Küresel ekonomide sıkılaşan para politikalarının etkilerini gecikmeli olarak görmeye başladıklarını dile getiren Bahçıvan, sözlerini şöyle sürdürdü: “Küresel görünümün ihracat açısından belirgin bir iyimserlik sunduğunu söylemek zor. Yurt içi gelişmelere bakacak olursak, özellikle bu yılın ikinci yarısından itibaren, enflasyon ve cari açık gibi temel makro kırılganlıklarımıza karşı bir mücadele döneminin başlangıcındayız. Bu doğrultuda atılan adımlar kaçınılmaz olarak büyümede bir ivme kaybına yol açacak. İSO Türkiye İmalat PMI’ın yılın ikinci yarısıyla birlikte daralma bölgesine düşmüş olması da bunu teyit ediyor. Diğer yandan Merkez Bankamızın, Haziran’dan itibaren başlattığı sıkılaştırma sürecine bağlı olarak piyasa faizlerinde de sert yükselişler, tüketici kredi faizlerinin artması tüketim eğilimini azaltacaktır. Dolayısıyla bu da ihracatın geriye çekildiği bir dönemde, sanayi üretimini destekleyen güçlü iç talebin de bir miktar zayıflamasına neden olacaktır.”

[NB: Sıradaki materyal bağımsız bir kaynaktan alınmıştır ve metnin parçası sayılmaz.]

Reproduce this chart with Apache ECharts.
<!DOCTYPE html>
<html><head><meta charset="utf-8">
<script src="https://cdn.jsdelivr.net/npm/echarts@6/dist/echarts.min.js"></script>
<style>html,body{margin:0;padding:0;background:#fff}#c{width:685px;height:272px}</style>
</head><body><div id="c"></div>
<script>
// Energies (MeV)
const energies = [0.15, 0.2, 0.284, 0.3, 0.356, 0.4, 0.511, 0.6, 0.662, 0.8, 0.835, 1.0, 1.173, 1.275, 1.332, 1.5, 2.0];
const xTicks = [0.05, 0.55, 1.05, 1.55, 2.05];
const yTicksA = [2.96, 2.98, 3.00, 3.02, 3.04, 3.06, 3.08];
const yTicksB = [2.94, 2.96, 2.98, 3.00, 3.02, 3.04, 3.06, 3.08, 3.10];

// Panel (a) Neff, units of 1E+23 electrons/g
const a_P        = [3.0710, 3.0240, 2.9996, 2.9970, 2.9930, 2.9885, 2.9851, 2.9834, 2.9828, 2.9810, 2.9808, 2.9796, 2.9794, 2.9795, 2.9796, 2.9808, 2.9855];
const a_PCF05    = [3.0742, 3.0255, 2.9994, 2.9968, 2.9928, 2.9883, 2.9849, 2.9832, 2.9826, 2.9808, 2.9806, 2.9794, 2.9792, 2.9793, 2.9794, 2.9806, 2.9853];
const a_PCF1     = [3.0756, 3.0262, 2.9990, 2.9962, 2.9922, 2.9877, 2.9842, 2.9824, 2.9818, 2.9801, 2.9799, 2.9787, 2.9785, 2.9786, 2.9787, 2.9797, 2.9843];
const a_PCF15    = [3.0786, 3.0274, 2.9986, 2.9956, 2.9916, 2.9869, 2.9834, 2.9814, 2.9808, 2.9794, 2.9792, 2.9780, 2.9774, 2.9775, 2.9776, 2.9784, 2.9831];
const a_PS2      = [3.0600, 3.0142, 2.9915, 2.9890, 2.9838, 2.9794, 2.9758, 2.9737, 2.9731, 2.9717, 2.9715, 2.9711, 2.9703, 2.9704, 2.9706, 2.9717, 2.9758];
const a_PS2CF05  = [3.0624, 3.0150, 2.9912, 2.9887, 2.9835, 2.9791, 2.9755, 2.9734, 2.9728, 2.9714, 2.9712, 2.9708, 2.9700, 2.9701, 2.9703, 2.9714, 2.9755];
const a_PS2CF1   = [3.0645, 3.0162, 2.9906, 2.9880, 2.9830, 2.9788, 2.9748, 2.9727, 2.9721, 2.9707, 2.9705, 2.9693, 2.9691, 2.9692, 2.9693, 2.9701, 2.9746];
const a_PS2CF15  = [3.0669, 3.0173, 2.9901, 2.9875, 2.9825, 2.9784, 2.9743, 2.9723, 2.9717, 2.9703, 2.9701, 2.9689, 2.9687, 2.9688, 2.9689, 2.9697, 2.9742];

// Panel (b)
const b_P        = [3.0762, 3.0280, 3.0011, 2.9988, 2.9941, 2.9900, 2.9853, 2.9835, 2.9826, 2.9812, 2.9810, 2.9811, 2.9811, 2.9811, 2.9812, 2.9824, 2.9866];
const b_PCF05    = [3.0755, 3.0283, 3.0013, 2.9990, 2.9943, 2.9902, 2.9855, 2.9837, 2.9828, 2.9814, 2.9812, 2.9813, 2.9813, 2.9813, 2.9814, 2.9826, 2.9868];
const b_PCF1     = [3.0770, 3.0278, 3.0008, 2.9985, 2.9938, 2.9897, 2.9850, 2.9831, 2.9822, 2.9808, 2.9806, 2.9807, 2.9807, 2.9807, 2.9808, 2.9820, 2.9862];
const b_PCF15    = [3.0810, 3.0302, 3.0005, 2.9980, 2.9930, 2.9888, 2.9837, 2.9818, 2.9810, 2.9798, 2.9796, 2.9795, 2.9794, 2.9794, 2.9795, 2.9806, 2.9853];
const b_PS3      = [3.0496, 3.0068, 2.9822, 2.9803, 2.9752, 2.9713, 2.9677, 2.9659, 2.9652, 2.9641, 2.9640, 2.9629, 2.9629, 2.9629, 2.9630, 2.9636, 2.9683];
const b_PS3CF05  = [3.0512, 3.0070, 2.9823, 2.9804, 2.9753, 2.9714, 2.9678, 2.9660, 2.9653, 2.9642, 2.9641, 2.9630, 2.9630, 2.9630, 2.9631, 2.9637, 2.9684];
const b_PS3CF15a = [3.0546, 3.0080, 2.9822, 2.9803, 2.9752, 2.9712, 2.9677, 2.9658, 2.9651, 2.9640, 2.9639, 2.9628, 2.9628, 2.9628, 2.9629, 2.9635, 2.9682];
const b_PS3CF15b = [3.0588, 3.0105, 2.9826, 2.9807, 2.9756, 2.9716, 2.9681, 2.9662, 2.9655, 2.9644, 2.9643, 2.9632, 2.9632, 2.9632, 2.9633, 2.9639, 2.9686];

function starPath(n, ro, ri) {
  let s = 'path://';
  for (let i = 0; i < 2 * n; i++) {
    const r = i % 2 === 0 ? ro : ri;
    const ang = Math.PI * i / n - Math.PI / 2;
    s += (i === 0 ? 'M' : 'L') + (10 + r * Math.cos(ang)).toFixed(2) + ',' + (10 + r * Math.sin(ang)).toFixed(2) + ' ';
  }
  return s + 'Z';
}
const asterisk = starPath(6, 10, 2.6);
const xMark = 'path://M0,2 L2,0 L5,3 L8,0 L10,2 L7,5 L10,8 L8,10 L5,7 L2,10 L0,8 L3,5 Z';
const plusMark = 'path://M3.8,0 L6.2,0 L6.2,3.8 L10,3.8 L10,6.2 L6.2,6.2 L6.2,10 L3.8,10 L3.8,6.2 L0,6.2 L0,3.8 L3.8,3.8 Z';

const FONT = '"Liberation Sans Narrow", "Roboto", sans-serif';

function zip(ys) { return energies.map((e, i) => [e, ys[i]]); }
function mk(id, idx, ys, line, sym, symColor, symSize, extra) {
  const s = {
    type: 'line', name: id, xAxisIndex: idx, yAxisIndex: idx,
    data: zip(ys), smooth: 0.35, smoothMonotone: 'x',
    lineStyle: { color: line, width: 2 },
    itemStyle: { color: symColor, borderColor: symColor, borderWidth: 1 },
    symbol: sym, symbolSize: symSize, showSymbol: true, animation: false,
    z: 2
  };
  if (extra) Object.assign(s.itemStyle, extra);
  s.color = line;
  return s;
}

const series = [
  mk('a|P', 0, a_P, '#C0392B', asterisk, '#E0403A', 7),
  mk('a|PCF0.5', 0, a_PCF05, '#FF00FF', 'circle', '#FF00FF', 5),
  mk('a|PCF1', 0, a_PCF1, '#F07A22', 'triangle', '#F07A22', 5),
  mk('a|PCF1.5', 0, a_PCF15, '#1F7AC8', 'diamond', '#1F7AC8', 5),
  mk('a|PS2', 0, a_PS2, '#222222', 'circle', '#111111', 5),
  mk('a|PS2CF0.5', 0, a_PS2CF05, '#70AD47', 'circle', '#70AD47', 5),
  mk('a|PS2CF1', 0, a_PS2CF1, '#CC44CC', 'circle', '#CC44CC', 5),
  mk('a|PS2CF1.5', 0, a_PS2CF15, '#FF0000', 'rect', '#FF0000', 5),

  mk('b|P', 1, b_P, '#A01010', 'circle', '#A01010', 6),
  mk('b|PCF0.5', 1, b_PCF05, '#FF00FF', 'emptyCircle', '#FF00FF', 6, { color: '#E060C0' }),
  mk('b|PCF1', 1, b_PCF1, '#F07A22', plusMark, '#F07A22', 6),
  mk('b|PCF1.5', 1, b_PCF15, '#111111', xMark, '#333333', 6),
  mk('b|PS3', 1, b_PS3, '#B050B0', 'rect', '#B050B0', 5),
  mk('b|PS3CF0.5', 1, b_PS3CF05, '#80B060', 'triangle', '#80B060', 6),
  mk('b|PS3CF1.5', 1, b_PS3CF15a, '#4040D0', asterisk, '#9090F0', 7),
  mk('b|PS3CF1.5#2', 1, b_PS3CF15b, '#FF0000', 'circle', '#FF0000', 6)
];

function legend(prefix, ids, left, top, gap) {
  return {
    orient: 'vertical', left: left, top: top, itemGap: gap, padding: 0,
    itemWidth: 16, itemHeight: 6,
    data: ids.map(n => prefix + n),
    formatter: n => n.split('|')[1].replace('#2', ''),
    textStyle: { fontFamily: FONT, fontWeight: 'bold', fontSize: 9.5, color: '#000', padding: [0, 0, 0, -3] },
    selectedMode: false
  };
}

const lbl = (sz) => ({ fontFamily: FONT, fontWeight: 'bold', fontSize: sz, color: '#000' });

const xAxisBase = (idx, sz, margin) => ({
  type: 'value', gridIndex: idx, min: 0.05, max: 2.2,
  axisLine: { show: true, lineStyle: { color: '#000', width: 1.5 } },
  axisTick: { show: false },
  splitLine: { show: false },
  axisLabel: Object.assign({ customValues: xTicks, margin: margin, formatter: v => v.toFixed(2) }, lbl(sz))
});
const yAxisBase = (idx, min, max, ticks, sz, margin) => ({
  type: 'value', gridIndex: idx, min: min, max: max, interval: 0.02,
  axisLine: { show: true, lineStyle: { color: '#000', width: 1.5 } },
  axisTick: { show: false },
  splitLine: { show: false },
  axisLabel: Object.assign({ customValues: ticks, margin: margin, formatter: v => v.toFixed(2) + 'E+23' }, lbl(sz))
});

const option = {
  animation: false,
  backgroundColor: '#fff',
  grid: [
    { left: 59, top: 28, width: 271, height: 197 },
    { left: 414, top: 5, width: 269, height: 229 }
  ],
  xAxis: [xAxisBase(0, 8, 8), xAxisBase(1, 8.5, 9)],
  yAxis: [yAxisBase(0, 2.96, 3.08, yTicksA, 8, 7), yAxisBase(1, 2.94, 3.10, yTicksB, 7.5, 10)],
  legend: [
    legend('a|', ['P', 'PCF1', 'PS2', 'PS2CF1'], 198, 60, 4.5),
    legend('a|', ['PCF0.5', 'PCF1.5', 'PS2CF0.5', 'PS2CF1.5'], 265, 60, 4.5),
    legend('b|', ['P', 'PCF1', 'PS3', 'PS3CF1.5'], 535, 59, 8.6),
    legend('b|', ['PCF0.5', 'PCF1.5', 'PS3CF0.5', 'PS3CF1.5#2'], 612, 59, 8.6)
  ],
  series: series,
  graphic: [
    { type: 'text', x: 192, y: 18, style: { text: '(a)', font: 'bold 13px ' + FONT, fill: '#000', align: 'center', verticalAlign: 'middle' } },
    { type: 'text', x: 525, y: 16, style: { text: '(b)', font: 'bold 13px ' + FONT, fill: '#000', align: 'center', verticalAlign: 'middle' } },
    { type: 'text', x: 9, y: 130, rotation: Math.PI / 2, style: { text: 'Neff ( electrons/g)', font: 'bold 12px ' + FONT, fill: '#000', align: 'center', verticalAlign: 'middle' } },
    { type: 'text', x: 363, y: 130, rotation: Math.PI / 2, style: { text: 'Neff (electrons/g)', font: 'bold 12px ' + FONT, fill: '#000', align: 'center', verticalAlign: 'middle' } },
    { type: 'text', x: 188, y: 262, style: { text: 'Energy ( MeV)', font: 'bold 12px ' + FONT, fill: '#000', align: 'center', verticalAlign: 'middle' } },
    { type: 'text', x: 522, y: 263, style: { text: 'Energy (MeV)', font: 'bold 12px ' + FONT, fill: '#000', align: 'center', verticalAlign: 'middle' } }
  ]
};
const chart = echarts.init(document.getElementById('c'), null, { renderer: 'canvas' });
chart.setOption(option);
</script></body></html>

“Finansman maliyetleri 2023 verilerine yansıyacak”
Faiz artırım sürecinin bir başka çıktısının, bir süredir etkileri görülen sanayicinin finansman maliyetlerindeki belirgin artış olacağını vurgulayan Erdal Bahçıvan, tüm bu unsurların 2023 İSO 500 araştırma sonuçlarında satış performansı, finansman maliyetleri, ihracat ve kaynak yapısı gibi göstergelere olumsuz yansımasının şaşırtmayacağını kaydetti. İSO 500 verilerinin, sanayicilerin Türkiye’nin geleceğine olan inancının bir göstergesi olarak da kabul edilmesi gerektiğini savunan Bahçıvan, sözlerini şöyle tamamladı: “Bu inancın ve azmin azalmadan devam edebilmesi için sanayicimizin, üretim hayatımızın en büyük ihtiyacı finansal istikrardır. Bu bağlamda, her fırsatta dile getirdiğimiz sürdürülebilir ve nitelikli büyüme için gerekli olan finansal istikrarın yeniden tesisi doğrultusunda ekonomi yönetimi tarafından atılan adımları önemli buluyoruz. Bu nedenle hepimizin beklediği ve Oda olarak da destek verdiğimiz, üzerinde özenli bir çalışma yapılarak kısa süre önce açıklanan Orta Vadeli Programı çok önemsiyoruz. Kararlılıkla uygulanmasını beklediğimiz OVP’nin başarısının, ülkemizin uzun süredir ihtiyaç duyduğu dış kaynak akışını da sağlayacağına inanıyorum.”